BoT holds key rate as it keeps watch on volatile baht

BoT holds key rate as it keeps watch on volatile baht

Thailand’s central bank left its benchmark interest rate unchanged near a record low as expected, and said it is closely monitoring the baht’s volatility and its impact on the economy.

Six of the seven monetary policy committee members present at the meeting voted to hold the one-day bond repurchase rate at 1.5%, where it’s been since 2015, according to a statement on the Bank of Thailand’s website on Wednesday. One MPC member voted for a 25 basis-point increase. All 20 economists surveyed by Bloomberg predicted the rate would stay on hold.

“The committee viewed that the current accomodative monetary policy stance remained conducive to the continuation of economic growth and was appropriate given the inflation target,” the central bank said in a statement.

Thailand’s hefty foreign reserves and a current-account surplus have helped to shield the nation against the worst of the volatility engulfing emerging markets, giving the central bank more time to refrain from raising rates. But policy makers have started to lay the groundwork for rate hikes as inflation picks up and economic growth strengthens.

Assistant Governor Jaturong Jantarangs said on Wednesday there will be less need for a loose monetary policy over time.

“The need to use an accommodative monetary policy will continue to lessen over time,” Mr Jaturong said. “But we can’t say when is the trigger point.”

The export outlook is better than expected and the central bank hasn’t yet seen the impact from rising global trade protectionism, Mr Jaturong said. The baht was among the worst performing Asian currencies in the past three months, dropping about 4% against the dollar.

Neighbours like Indonesia and Malaysia have tightened policy this year while in the Philippines, the central bank is poised to deliver on its pledge for strong action on Thursday.
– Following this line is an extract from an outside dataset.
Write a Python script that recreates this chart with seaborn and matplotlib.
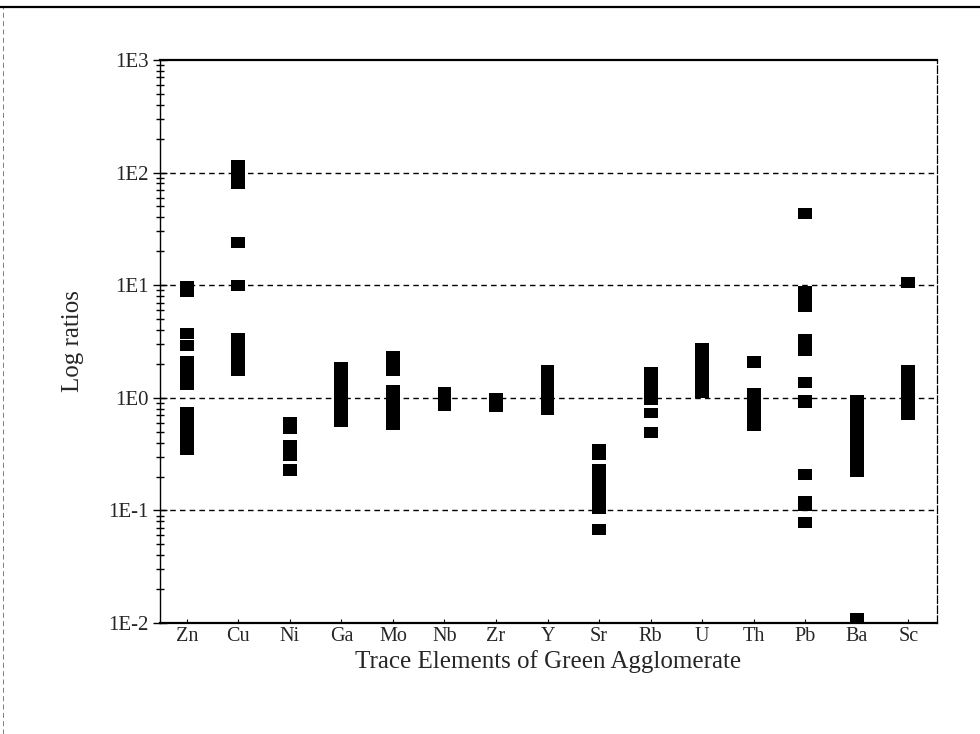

Bandid Nijathaworn, a former deputy governor at the Bank of Thailand, said real interest rates of about zero may be “too low” for an economy growing more than 4%. Policy makers need to “pre-empt inflation risk” by acting sooner rather than later on rates, he said in an interview on Tuesday.

Inflation in Thailand is slowly rebounding and has returned to the central bank’s target range of 1% to 4% since April. Economic growth was at a five-year high of 4.8% in the first quarter.

Signals from Thai central bankers of late have increasingly shown that they’re thinking about how to respond to a pick-up in economic growth and inflation -- and create more room for themselves for when conditions warrant policy action in the opposite direction.

“An early start to policy normalization would signal the BoT’s confidence in Thailand’s economic and inflation prospects,” said Sarun Sunansathaporn, an economist at Bangkok-based Bank of Ayudhya. “We maintain the view that the BoT would raise rates once in the fourth quarter, consistent with the current state of the domestic economy.”

Solid Growth

Gross domestic product growth reached a five-year high of 4.8% in the first quarter, with that healthy momentum probably sustained in the second quarter on the back of a strong performance in exports, tourism and recovering private demand.

Don Nakornthab, the central bank’s senior director in charge of the economic and policy department, said on July 13 that growth of 4.5% or more in the second quarter could boost the odds of a rate increase.

The bank in June raised its 2018 growth forecast to 4.4% from 4.1%.

Bandid Nijathaworn, a former deputy governor at the central bank, said real interest rates of about zero may be “too low” for an economy growing more than 4%. Policy makers need to “pre-empt inflation risk” by acting sooner rather than later on rates, he said in an interview on Tuesday.

Baht Weakness

The baht has slid 4.2% against the dollar in the past three months, the worst performer in Asia after China’s yuan, taking its decline since the beginning of the year to 2%. Governor Veerathai Santiprabhob said on July 12 the central bank tries to curb excessive moves in the currency and its accumulated foreign-exchange reserves in the past few years that it can now use in periods of global volatility.